> What is asked
Give the listing below again in full, exactly as written.

> Dataset extract
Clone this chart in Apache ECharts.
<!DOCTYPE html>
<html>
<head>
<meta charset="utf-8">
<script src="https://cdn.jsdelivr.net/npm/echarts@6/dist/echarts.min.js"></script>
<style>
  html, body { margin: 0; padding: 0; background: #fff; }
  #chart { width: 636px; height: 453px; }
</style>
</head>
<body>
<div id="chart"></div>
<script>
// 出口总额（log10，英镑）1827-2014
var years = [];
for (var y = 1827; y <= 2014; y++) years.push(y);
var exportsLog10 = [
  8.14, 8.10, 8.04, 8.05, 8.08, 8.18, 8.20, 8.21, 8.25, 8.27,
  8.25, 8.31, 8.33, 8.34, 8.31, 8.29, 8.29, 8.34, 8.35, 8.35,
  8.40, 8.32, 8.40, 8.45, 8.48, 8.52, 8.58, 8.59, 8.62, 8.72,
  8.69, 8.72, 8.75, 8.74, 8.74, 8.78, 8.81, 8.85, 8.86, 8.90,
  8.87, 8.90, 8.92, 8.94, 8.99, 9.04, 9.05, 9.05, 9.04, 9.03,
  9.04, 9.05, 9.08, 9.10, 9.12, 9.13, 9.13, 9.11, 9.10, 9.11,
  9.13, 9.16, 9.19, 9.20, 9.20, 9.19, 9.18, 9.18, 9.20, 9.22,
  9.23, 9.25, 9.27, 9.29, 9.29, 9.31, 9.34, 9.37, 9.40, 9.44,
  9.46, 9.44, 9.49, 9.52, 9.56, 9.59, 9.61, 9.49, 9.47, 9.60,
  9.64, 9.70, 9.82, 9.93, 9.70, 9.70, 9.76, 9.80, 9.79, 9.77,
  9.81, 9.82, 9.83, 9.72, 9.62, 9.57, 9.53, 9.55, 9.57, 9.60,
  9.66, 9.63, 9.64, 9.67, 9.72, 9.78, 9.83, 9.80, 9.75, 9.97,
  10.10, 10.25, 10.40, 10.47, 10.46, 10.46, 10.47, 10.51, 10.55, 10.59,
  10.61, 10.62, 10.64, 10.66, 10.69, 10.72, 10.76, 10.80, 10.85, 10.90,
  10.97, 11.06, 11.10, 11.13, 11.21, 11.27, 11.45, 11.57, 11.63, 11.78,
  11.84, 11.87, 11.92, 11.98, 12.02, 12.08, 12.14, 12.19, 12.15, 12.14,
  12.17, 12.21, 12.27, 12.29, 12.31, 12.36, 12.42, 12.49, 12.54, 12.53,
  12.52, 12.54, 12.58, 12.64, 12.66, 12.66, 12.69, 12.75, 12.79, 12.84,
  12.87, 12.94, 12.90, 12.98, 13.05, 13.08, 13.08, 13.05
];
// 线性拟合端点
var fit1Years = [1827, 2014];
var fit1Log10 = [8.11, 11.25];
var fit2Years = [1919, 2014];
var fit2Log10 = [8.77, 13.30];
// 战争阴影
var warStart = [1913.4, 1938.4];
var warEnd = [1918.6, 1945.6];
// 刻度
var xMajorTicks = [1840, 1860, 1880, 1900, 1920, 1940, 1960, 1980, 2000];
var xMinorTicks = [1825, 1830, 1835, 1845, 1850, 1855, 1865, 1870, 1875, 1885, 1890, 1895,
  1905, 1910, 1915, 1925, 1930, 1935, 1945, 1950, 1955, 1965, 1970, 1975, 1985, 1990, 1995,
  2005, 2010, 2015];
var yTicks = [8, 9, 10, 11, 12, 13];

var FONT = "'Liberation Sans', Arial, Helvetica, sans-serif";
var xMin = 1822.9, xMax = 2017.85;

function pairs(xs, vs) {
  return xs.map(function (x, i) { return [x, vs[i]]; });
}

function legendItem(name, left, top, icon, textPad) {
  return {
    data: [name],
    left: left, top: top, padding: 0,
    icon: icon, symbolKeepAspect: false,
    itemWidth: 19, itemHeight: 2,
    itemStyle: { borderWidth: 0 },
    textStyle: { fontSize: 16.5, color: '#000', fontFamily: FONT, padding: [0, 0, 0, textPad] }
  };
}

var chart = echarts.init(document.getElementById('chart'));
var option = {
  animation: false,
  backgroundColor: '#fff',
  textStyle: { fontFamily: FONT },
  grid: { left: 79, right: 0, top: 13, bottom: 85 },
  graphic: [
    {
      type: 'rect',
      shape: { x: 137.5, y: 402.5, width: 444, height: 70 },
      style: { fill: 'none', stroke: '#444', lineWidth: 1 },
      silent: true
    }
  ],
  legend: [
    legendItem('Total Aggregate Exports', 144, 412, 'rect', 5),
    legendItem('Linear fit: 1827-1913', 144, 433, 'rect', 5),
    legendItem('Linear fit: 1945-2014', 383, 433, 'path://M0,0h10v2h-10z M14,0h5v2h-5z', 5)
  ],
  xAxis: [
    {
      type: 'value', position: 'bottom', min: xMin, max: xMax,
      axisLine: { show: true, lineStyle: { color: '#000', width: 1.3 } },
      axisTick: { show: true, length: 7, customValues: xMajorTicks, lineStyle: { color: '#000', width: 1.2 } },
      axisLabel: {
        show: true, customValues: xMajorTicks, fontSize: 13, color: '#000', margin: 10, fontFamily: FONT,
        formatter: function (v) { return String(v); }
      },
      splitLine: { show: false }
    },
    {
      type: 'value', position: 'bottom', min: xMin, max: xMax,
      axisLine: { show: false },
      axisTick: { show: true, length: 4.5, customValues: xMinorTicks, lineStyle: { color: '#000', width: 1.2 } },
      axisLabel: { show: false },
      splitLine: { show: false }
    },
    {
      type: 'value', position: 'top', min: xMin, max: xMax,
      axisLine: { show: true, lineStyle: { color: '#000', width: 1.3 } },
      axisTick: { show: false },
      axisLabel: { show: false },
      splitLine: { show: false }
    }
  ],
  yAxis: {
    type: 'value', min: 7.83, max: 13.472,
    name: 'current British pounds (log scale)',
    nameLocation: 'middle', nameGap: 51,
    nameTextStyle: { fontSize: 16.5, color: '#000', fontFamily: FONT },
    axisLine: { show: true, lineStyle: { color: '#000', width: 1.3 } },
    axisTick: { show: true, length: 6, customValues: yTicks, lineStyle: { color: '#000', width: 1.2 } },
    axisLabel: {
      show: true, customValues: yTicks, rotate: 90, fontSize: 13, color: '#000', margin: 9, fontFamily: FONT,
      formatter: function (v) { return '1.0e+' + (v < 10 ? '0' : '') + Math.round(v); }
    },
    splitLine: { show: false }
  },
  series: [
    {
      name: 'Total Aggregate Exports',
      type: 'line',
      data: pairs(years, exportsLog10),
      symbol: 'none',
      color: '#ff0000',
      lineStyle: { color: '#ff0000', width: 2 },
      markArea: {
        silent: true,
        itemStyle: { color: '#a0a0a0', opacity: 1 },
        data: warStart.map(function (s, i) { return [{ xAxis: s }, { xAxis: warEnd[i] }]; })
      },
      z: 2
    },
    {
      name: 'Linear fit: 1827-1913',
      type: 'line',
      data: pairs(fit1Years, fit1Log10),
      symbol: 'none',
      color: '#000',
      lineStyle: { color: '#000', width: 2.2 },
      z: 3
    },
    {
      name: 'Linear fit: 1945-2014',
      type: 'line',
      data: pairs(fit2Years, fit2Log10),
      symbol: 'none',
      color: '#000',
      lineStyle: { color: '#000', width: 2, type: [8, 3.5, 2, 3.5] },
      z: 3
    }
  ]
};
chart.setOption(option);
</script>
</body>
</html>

> The answer
Clone this chart in Apache ECharts.
<!DOCTYPE html>
<html>
<head>
<meta charset="utf-8">
<script src="https://cdn.jsdelivr.net/npm/echarts@6/dist/echarts.min.js"></script>
<style>
  html, body { margin: 0; padding: 0; background: #fff; }
  #chart { width: 636px; height: 453px; }
</style>
</head>
<body>
<div id="chart"></div>
<script>
// 出口总额（log10，英镑）1827-2014
var years = [];
for (var y = 1827; y <= 2014; y++) years.push(y);
var exportsLog10 = [
  8.14, 8.10, 8.04, 8.05, 8.08, 8.18, 8.20, 8.21, 8.25, 8.27,
  8.25, 8.31, 8.33, 8.34, 8.31, 8.29, 8.29, 8.34, 8.35, 8.35,
  8.40, 8.32, 8.40, 8.45, 8.48, 8.52, 8.58, 8.59, 8.62, 8.72,
  8.69, 8.72, 8.75, 8.74, 8.74, 8.78, 8.81, 8.85, 8.86, 8.90,
  8.87, 8.90, 8.92, 8.94, 8.99, 9.04, 9.05, 9.05, 9.04, 9.03,
  9.04, 9.05, 9.08, 9.10, 9.12, 9.13, 9.13, 9.11, 9.10, 9.11,
  9.13, 9.16, 9.19, 9.20, 9.20, 9.19, 9.18, 9.18, 9.20, 9.22,
  9.23, 9.25, 9.27, 9.29, 9.29, 9.31, 9.34, 9.37, 9.40, 9.44,
  9.46, 9.44, 9.49, 9.52, 9.56, 9.59, 9.61, 9.49, 9.47, 9.60,
  9.64, 9.70, 9.82, 9.93, 9.70, 9.70, 9.76, 9.80, 9.79, 9.77,
  9.81, 9.82, 9.83, 9.72, 9.62, 9.57, 9.53, 9.55, 9.57, 9.60,
  9.66, 9.63, 9.64, 9.67, 9.72, 9.78, 9.83, 9.80, 9.75, 9.97,
  10.10, 10.25, 10.40, 10.47, 10.46, 10.46, 10.47, 10.51, 10.55, 10.59,
  10.61, 10.62, 10.64, 10.66, 10.69, 10.72, 10.76, 10.80, 10.85, 10.90,
  10.97, 11.06, 11.10, 11.13, 11.21, 11.27, 11.45, 11.57, 11.63, 11.78,
  11.84, 11.87, 11.92, 11.98, 12.02, 12.08, 12.14, 12.19, 12.15, 12.14,
  12.17, 12.21, 12.27, 12.29, 12.31, 12.36, 12.42, 12.49, 12.54, 12.53,
  12.52, 12.54, 12.58, 12.64, 12.66, 12.66, 12.69, 12.75, 12.79, 12.84,
  12.87, 12.94, 12.90, 12.98, 13.05, 13.08, 13.08, 13.05
];
// 线性拟合端点
var fit1Years = [1827, 2014];
var fit1Log10 = [8.11, 11.25];
var fit2Years = [1919, 2014];
var fit2Log10 = [8.77, 13.30];
// 战争阴影
var warStart = [1913.4, 1938.4];
var warEnd = [1918.6, 1945.6];
// 刻度
var xMajorTicks = [1840, 1860, 1880, 1900, 1920, 1940, 1960, 1980, 2000];
var xMinorTicks = [1825, 1830, 1835, 1845, 1850, 1855, 1865, 1870, 1875, 1885, 1890, 1895,
  1905, 1910, 1915, 1925, 1930, 1935, 1945, 1950, 1955, 1965, 1970, 1975, 1985, 1990, 1995,
  2005, 2010, 2015];
var yTicks = [8, 9, 10, 11, 12, 13];

var FONT = "'Liberation Sans', Arial, Helvetica, sans-serif";
var xMin = 1822.9, xMax = 2017.85;

function pairs(xs, vs) {
  return xs.map(function (x, i) { return [x, vs[i]]; });
}

function legendItem(name, left, top, icon, textPad) {
  return {
    data: [name],
    left: left, top: top, padding: 0,
    icon: icon, symbolKeepAspect: false,
    itemWidth: 19, itemHeight: 2,
    itemStyle: { borderWidth: 0 },
    textStyle: { fontSize: 16.5, color: '#000', fontFamily: FONT, padding: [0, 0, 0, textPad] }
  };
}

var chart = echarts.init(document.getElementById('chart'));
var option = {
  animation: false,
  backgroundColor: '#fff',
  textStyle: { fontFamily: FONT },
  grid: { left: 79, right: 0, top: 13, bottom: 85 },
  graphic: [
    {
      type: 'rect',
      shape: { x: 137.5, y: 402.5, width: 444, height: 70 },
      style: { fill: 'none', stroke: '#444', lineWidth: 1 },
      silent: true
    }
  ],
  legend: [
    legendItem('Total Aggregate Exports', 144, 412, 'rect', 5),
    legendItem('Linear fit: 1827-1913', 144, 433, 'rect', 5),
    legendItem('Linear fit: 1945-2014', 383, 433, 'path://M0,0h10v2h-10z M14,0h5v2h-5z', 5)
  ],
  xAxis: [
    {
      type: 'value', position: 'bottom', min: xMin, max: xMax,
      axisLine: { show: true, lineStyle: { color: '#000', width: 1.3 } },
      axisTick: { show: true, length: 7, customValues: xMajorTicks, lineStyle: { color: '#000', width: 1.2 } },
      axisLabel: {
        show: true, customValues: xMajorTicks, fontSize: 13, color: '#000', margin: 10, fontFamily: FONT,
        formatter: function (v) { return String(v); }
      },
      splitLine: { show: false }
    },
    {
      type: 'value', position: 'bottom', min: xMin, max: xMax,
      axisLine: { show: false },
      axisTick: { show: true, length: 4.5, customValues: xMinorTicks, lineStyle: { color: '#000', width: 1.2 } },
      axisLabel: { show: false },
      splitLine: { show: false }
    },
    {
      type: 'value', position: 'top', min: xMin, max: xMax,
      axisLine: { show: true, lineStyle: { color: '#000', width: 1.3 } },
      axisTick: { show: false },
      axisLabel: { show: false },
      splitLine: { show: false }
    }
  ],
  yAxis: {
    type: 'value', min: 7.83, max: 13.472,
    name: 'current British pounds (log scale)',
    nameLocation: 'middle', nameGap: 51,
    nameTextStyle: { fontSize: 16.5, color: '#000', fontFamily: FONT },
    axisLine: { show: true, lineStyle: { color: '#000', width: 1.3 } },
    axisTick: { show: true, length: 6, customValues: yTicks, lineStyle: { color: '#000', width: 1.2 } },
    axisLabel: {
      show: true, customValues: yTicks, rotate: 90, fontSize: 13, color: '#000', margin: 9, fontFamily: FONT,
      formatter: function (v) { return '1.0e+' + (v < 10 ? '0' : '') + Math.round(v); }
    },
    splitLine: { show: false }
  },
  series: [
    {
      name: 'Total Aggregate Exports',
      type: 'line',
      data: pairs(years, exportsLog10),
      symbol: 'none',
      color: '#ff0000',
      lineStyle: { color: '#ff0000', width: 2 },
      markArea: {
        silent: true,
        itemStyle: { color: '#a0a0a0', opacity: 1 },
        data: warStart.map(function (s, i) { return [{ xAxis: s }, { xAxis: warEnd[i] }]; })
      },
      z: 2
    },
    {
      name: 'Linear fit: 1827-1913',
      type: 'line',
      data: pairs(fit1Years, fit1Log10),
      symbol: 'none',
      color: '#000',
      lineStyle: { color: '#000', width: 2.2 },
      z: 3
    },
    {
      name: 'Linear fit: 1945-2014',
      type: 'line',
      data: pairs(fit2Years, fit2Log10),
      symbol: 'none',
      color: '#000',
      lineStyle: { color: '#000', width: 2, type: [8, 3.5, 2, 3.5] },
      z: 3
    }
  ]
};
chart.setOption(option);
</script>
</body>
</html>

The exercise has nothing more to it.